DATA FOR THIS EXERCISE:
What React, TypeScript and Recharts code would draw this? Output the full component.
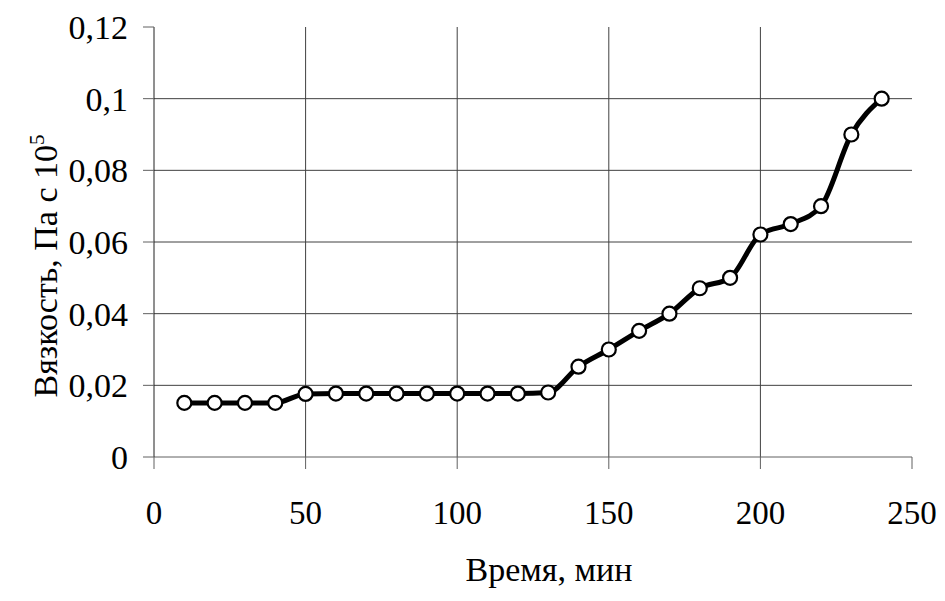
import React from "react";
import { LineChart, Line, XAxis, YAxis, CartesianGrid } from "recharts";

const timeMin = [10, 20, 30, 40, 50, 60, 70, 80, 90, 100, 110, 120, 130, 140, 150, 160, 170, 180, 190, 200, 210, 220, 230, 240];
const viscosity = [0.0151, 0.0151, 0.0151, 0.0151, 0.0176, 0.0177, 0.0177, 0.0177, 0.0177, 0.0177, 0.0177, 0.0177, 0.018, 0.0252, 0.03, 0.0352, 0.04, 0.0471, 0.05, 0.0621, 0.065, 0.07, 0.09, 0.1];
const xTicks = [0, 50, 100, 150, 200, 250];
const yTicks = [0, 0.02, 0.04, 0.06, 0.08, 0.1, 0.12];
const xGrid = [50, 100, 150, 200];
const yGrid = [0.02, 0.04, 0.06, 0.08, 0.1];
const xTitle = "Время, мин";
const yTitle = "Вязкость, Па с 10";
const yTitleSup = "5";

const data = timeMin.map((t, i) => ({ t, v: viscosity[i] }));

const FONT = '"Liberation Serif", "Times New Roman", "DejaVu Serif", serif';

const fmtY = (v: number) => (v === 0 ? "0" : String(Number(v.toFixed(2))).replace(".", ","));

const YTitle = (props: any) => {
  const vb = props.viewBox || {};
  const cy = vb.y + vb.height / 2 + 24;
  const x = 57;
  return (
    <text
      x={x}
      y={cy}
      transform={`rotate(-90, ${x}, ${cy})`}
      textAnchor="middle"
      fontFamily={FONT}
      fontSize={34}
      fill="#000"
    >
      {yTitle}
      <tspan fontSize={21} dy={-13}>{yTitleSup}</tspan>
    </text>
  );
};

export default function App() {
  return (
    <div style={{ position: "absolute", left: 0, top: 0, width: 945, height: 601, background: "#fff" }}>
      <LineChart
        width={945}
        height={601}
        data={data}
        margin={{ top: 27, right: 33, bottom: 0, left: 0 }}
      >
        <CartesianGrid
          stroke="#404040"
          strokeWidth={1}
          horizontalValues={yGrid}
          verticalValues={xGrid}
        />
        <XAxis
          dataKey="t"
          type="number"
          domain={[0, 250]}
          ticks={xTicks}
          height={144}
          tickSize={12}
          tickMargin={32}
          axisLine={{ stroke: "#606060", strokeWidth: 1 }}
          tickLine={{ stroke: "#606060", strokeWidth: 1 }}
          tick={{ fontFamily: FONT, fontSize: 33, fill: "#000" }}
          interval={0}
          label={{ value: xTitle, position: "insideBottom", offset: 20, dx: 16, fontFamily: FONT, fontSize: 34, fill: "#000" }}
        />
        <YAxis
          type="number"
          domain={[0, 0.12]}
          ticks={yTicks}
          width={154}
          tickSize={11}
          tickMargin={15}
          tickFormatter={fmtY}
          axisLine={{ stroke: "#202020", strokeWidth: 1 }}
          tickLine={{ stroke: "#606060", strokeWidth: 1 }}
          tick={{ fontFamily: FONT, fontSize: 34, fill: "#000" }}
          interval={0}
          label={<YTitle />}
        />
        <Line
          type="monotone"
          dataKey="v"
          stroke="#000"
          strokeWidth={5}
          dot={{ r: 7, fill: "#fff", stroke: "#000", strokeWidth: 2.2 }}
          isAnimationActive={false}
        />
      </LineChart>
    </div>
  );
}
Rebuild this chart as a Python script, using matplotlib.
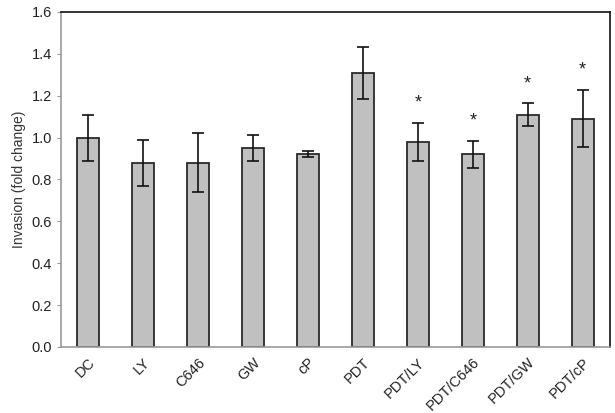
import matplotlib
matplotlib.use('Agg')
import matplotlib.pyplot as plt
import numpy as np

plt.rcParams['font.family'] = ['Liberation Sans', 'DejaVu Sans']

groups = ['DC', 'LY', 'C646', 'GW', 'cP', 'PDT', 'PDT/LY', 'PDT/C646', 'PDT/GW', 'PDT/cP']
means = [1.00, 0.88, 0.88, 0.95, 0.92, 1.31, 0.98, 0.92, 1.11, 1.09]
errs = [0.11, 0.11, 0.14, 0.06, 0.015, 0.125, 0.09, 0.065, 0.053, 0.137]
signif = [False, False, False, False, False, False, True, True, True, True]

fig = plt.figure(figsize=(6.15, 4.13), dpi=100)
ax = fig.add_axes([0.099, 0.160, 0.893, 0.811])

x = np.arange(len(groups))
ax.bar(x, means, width=0.4, color='#c0c0c0', edgecolor='#2a2a2a', linewidth=1.3,
       yerr=errs, error_kw=dict(ecolor='#111111', elinewidth=1.2, capsize=4, capthick=1.2))

# significance stars above the error bars
for xi, m, e, s in zip(x, means, errs, signif):
    if s:
        ax.text(xi, m + e + 0.095, '*', ha='center', va='center', fontsize=13, color='#222222')

ax.set_xlim(-0.5, len(groups) - 0.5)
ax.set_ylim(0, 1.6)
ax.set_yticks(np.arange(0, 1.61, 0.2))
ax.set_yticklabels([f'{v:.1f}' for v in np.arange(0, 1.61, 0.2)], fontsize=10.5, color='#222222')
ax.set_xticks(x)
ax.set_xticklabels(groups, rotation=45, ha='right', rotation_mode='anchor', fontsize=10.5, color='#222222')
ax.tick_params(axis='x', length=0, pad=6)
ax.tick_params(axis='y', length=3, color='#999999', direction='out')
ax.set_ylabel('Invasion (fold change)', fontsize=10, color='#333333')

for side in ['left', 'bottom']:
    ax.spines[side].set_color('#999999')
    ax.spines[side].set_linewidth(1.2)
for side in ['top', 'right']:
    ax.spines[side].set_color('#111111')
    ax.spines[side].set_linewidth(1.2)

fig.savefig('out.png', dpi=100)
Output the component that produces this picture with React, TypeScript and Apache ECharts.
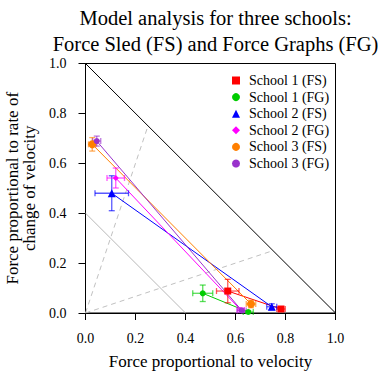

OBJECTIVE:
Omit every picture, and otherwise quote the entries exactly.

SOLUTION BELOW:
What React, TypeScript and Recharts code would draw this? Output the full component.
import React from "react";
import { LineChart, Line, XAxis, YAxis, CartesianGrid } from "recharts";

const timeMin = [10, 20, 30, 40, 50, 60, 70, 80, 90, 100, 110, 120, 130, 140, 150, 160, 170, 180, 190, 200, 210, 220, 230, 240];
const viscosity = [0.0151, 0.0151, 0.0151, 0.0151, 0.0176, 0.0177, 0.0177, 0.0177, 0.0177, 0.0177, 0.0177, 0.0177, 0.018, 0.0252, 0.03, 0.0352, 0.04, 0.0471, 0.05, 0.0621, 0.065, 0.07, 0.09, 0.1];
const xTicks = [0, 50, 100, 150, 200, 250];
const yTicks = [0, 0.02, 0.04, 0.06, 0.08, 0.1, 0.12];
const xGrid = [50, 100, 150, 200];
const yGrid = [0.02, 0.04, 0.06, 0.08, 0.1];
const xTitle = "Время, мин";
const yTitle = "Вязкость, Па с 10";
const yTitleSup = "5";

const data = timeMin.map((t, i) => ({ t, v: viscosity[i] }));

const FONT = '"Liberation Serif", "Times New Roman", "DejaVu Serif", serif';

const fmtY = (v: number) => (v === 0 ? "0" : String(Number(v.toFixed(2))).replace(".", ","));

const YTitle = (props: any) => {
  const vb = props.viewBox || {};
  const cy = vb.y + vb.height / 2 + 24;
  const x = 57;
  return (
    <text
      x={x}
      y={cy}
      transform={`rotate(-90, ${x}, ${cy})`}
      textAnchor="middle"
      fontFamily={FONT}
      fontSize={34}
      fill="#000"
    >
      {yTitle}
      <tspan fontSize={21} dy={-13}>{yTitleSup}</tspan>
    </text>
  );
};

export default function App() {
  return (
    <div style={{ position: "absolute", left: 0, top: 0, width: 945, height: 601, background: "#fff" }}>
      <LineChart
        width={945}
        height={601}
        data={data}
        margin={{ top: 27, right: 33, bottom: 0, left: 0 }}
      >
        <CartesianGrid
          stroke="#404040"
          strokeWidth={1}
          horizontalValues={yGrid}
          verticalValues={xGrid}
        />
        <XAxis
          dataKey="t"
          type="number"
          domain={[0, 250]}
          ticks={xTicks}
          height={144}
          tickSize={12}
          tickMargin={32}
          axisLine={{ stroke: "#606060", strokeWidth: 1 }}
          tickLine={{ stroke: "#606060", strokeWidth: 1 }}
          tick={{ fontFamily: FONT, fontSize: 33, fill: "#000" }}
          interval={0}
          label={{ value: xTitle, position: "insideBottom", offset: 20, dx: 16, fontFamily: FONT, fontSize: 34, fill: "#000" }}
        />
        <YAxis
          type="number"
          domain={[0, 0.12]}
          ticks={yTicks}
          width={154}
          tickSize={11}
          tickMargin={15}
          tickFormatter={fmtY}
          axisLine={{ stroke: "#202020", strokeWidth: 1 }}
          tickLine={{ stroke: "#606060", strokeWidth: 1 }}
          tick={{ fontFamily: FONT, fontSize: 34, fill: "#000" }}
          interval={0}
          label={<YTitle />}
        />
        <Line
          type="monotone"
          dataKey="v"
          stroke="#000"
          strokeWidth={5}
          dot={{ r: 7, fill: "#fff", stroke: "#000", strokeWidth: 2.2 }}
          isAnimationActive={false}
        />
      </LineChart>
    </div>
  );
}
Rebuild this chart as a Python script, using matplotlib.
import matplotlib
matplotlib.use('Agg')
import matplotlib.pyplot as plt
import numpy as np

plt.rcParams['font.family'] = ['Liberation Sans', 'DejaVu Sans']

groups = ['DC', 'LY', 'C646', 'GW', 'cP', 'PDT', 'PDT/LY', 'PDT/C646', 'PDT/GW', 'PDT/cP']
means = [1.00, 0.88, 0.88, 0.95, 0.92, 1.31, 0.98, 0.92, 1.11, 1.09]
errs = [0.11, 0.11, 0.14, 0.06, 0.015, 0.125, 0.09, 0.065, 0.053, 0.137]
signif = [False, False, False, False, False, False, True, True, True, True]

fig = plt.figure(figsize=(6.15, 4.13), dpi=100)
ax = fig.add_axes([0.099, 0.160, 0.893, 0.811])

x = np.arange(len(groups))
ax.bar(x, means, width=0.4, color='#c0c0c0', edgecolor='#2a2a2a', linewidth=1.3,
       yerr=errs, error_kw=dict(ecolor='#111111', elinewidth=1.2, capsize=4, capthick=1.2))

# significance stars above the error bars
for xi, m, e, s in zip(x, means, errs, signif):
    if s:
        ax.text(xi, m + e + 0.095, '*', ha='center', va='center', fontsize=13, color='#222222')

ax.set_xlim(-0.5, len(groups) - 0.5)
ax.set_ylim(0, 1.6)
ax.set_yticks(np.arange(0, 1.61, 0.2))
ax.set_yticklabels([f'{v:.1f}' for v in np.arange(0, 1.61, 0.2)], fontsize=10.5, color='#222222')
ax.set_xticks(x)
ax.set_xticklabels(groups, rotation=45, ha='right', rotation_mode='anchor', fontsize=10.5, color='#222222')
ax.tick_params(axis='x', length=0, pad=6)
ax.tick_params(axis='y', length=3, color='#999999', direction='out')
ax.set_ylabel('Invasion (fold change)', fontsize=10, color='#333333')

for side in ['left', 'bottom']:
    ax.spines[side].set_color('#999999')
    ax.spines[side].set_linewidth(1.2)
for side in ['top', 'right']:
    ax.spines[side].set_color('#111111')
    ax.spines[side].set_linewidth(1.2)

fig.savefig('out.png', dpi=100)
Output the component that produces this picture with React, TypeScript and Apache ECharts.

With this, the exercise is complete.